== AIM ==
Single out the lines that include the word "seaborn". Copy them.

══════

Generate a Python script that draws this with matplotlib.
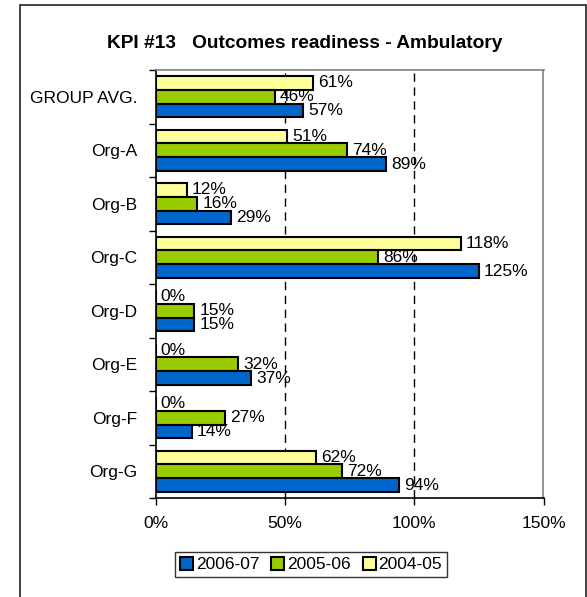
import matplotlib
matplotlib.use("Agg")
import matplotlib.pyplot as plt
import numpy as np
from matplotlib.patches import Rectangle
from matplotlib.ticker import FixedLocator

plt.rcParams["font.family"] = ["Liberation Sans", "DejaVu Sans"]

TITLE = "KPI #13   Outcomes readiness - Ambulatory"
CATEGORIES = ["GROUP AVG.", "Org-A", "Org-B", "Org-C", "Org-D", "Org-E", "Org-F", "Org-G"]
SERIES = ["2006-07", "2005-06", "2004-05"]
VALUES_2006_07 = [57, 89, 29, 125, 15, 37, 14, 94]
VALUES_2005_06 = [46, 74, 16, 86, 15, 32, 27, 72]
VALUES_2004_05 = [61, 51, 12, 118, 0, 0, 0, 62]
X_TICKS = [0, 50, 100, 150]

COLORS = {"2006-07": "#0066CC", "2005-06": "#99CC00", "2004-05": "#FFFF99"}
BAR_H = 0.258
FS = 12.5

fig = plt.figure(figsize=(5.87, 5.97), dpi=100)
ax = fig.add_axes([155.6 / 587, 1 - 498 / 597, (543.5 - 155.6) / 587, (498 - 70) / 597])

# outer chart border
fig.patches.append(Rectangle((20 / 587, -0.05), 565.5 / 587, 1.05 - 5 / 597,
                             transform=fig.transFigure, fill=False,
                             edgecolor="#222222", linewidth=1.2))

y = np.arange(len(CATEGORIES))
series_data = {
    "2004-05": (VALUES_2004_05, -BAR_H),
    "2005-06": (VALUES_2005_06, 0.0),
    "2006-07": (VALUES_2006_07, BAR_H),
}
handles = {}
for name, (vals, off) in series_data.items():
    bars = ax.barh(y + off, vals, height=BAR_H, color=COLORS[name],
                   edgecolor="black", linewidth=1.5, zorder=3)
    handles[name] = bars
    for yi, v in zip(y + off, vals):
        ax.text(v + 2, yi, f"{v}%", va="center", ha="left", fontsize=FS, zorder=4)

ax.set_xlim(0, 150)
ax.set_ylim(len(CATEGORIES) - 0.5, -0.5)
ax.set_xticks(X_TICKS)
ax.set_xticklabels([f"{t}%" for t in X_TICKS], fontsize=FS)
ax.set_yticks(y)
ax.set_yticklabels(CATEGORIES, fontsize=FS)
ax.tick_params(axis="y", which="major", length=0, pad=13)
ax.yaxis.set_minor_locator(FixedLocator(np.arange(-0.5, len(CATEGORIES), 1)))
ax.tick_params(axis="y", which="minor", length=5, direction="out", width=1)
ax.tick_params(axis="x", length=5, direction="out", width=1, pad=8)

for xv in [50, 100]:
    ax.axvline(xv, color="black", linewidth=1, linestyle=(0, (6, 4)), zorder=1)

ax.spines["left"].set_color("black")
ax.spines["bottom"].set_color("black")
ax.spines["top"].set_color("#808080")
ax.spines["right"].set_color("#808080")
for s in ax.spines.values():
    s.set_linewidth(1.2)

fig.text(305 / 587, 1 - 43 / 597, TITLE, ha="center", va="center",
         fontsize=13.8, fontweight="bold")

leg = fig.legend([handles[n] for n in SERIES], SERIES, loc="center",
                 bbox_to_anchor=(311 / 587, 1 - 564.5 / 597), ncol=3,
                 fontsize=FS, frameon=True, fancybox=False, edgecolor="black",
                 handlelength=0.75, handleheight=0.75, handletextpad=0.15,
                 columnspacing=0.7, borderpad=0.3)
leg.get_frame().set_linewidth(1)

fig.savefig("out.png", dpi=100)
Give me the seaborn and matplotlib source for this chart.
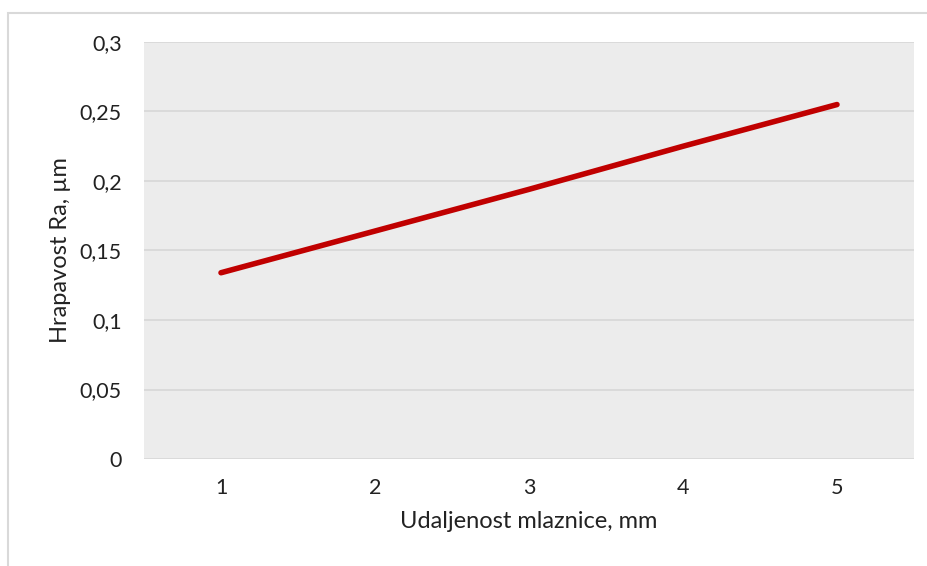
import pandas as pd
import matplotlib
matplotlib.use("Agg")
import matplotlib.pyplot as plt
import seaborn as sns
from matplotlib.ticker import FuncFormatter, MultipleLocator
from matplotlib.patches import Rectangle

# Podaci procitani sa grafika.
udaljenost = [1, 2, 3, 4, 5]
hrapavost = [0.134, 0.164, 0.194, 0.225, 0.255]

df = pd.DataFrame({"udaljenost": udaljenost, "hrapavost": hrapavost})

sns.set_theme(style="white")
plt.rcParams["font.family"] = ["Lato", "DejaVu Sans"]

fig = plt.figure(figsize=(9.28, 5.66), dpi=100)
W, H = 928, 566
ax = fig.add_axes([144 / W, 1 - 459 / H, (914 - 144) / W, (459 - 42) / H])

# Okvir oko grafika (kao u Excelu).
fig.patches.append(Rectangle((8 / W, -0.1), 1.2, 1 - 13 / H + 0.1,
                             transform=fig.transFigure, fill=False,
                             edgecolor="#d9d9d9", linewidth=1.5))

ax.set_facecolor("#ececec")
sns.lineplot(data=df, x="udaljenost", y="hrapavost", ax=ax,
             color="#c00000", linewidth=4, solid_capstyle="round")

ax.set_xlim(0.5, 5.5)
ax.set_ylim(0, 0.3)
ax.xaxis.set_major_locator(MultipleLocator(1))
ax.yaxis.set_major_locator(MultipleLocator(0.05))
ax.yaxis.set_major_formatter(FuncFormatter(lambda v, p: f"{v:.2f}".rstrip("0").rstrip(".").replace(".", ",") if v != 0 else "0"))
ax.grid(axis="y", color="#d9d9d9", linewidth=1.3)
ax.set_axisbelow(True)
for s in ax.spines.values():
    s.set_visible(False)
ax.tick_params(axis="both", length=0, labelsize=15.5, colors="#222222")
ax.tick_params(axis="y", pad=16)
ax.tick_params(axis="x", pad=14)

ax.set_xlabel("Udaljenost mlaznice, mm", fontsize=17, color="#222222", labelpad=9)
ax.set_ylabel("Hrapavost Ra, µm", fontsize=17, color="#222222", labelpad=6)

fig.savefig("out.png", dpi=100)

══════

== WRITTEN ANSWER ==
Give me the seaborn and matplotlib source for this chart.
import seaborn as sns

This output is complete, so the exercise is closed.